Actually running that explains why it was not the first option. It takes a bit of time and makes my laptop lift off. Actually a bit surprised it is that inefficient to read tiny parts of the big file. My assumption was this would be one of the use cases it is optimised for. Anyway, that takes like 10–15 minutes.

Now I can finally run the actual extract. I use my self-created boundary because my computer worked for it. -p says which polygon to use.

osmium extract -p pennsylvania-boundary.osm us-latest.osm.pbf -o pennsylvania.osm.pbf

This… seems to go faster than the boundary extract? You get a progress bar to look at, so maybe it is just perception. It ends up taking 10 minutes, so similar time. The final size is just about the same size as the PA .osm.pbf file I had gotten from Geofabrik, so that is encouraging.

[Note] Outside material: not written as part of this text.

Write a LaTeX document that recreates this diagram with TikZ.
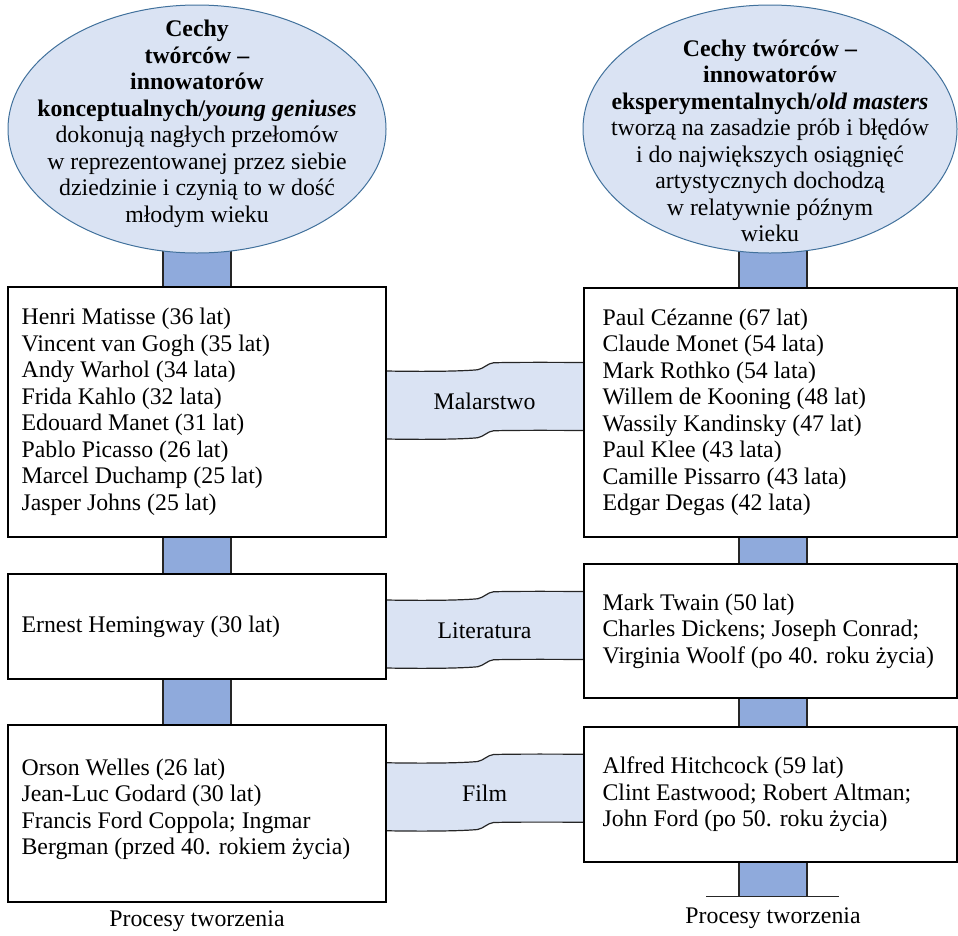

I import my new Pennsylvania and… it works! Adams County is imported. Franklin County is imported. Pennsylvania is imported.

Final Thoughts

  • Annoying that a slightly incorrect boundary in Geofabrik exists.
  • More annoying that osm2pgsql did not go for a best effort there.
  • More more annoying that osm2pgsql has no (obvious) way to make it log something like failing geometries (with reasons). Pinpointing the issue would have gone a lot quicker.
  • Neat that I can fix it by just generating the files myself rather easily, once I had stumbled upon the proper tool.
  • I hope an incomplete data error like that does not happen too often.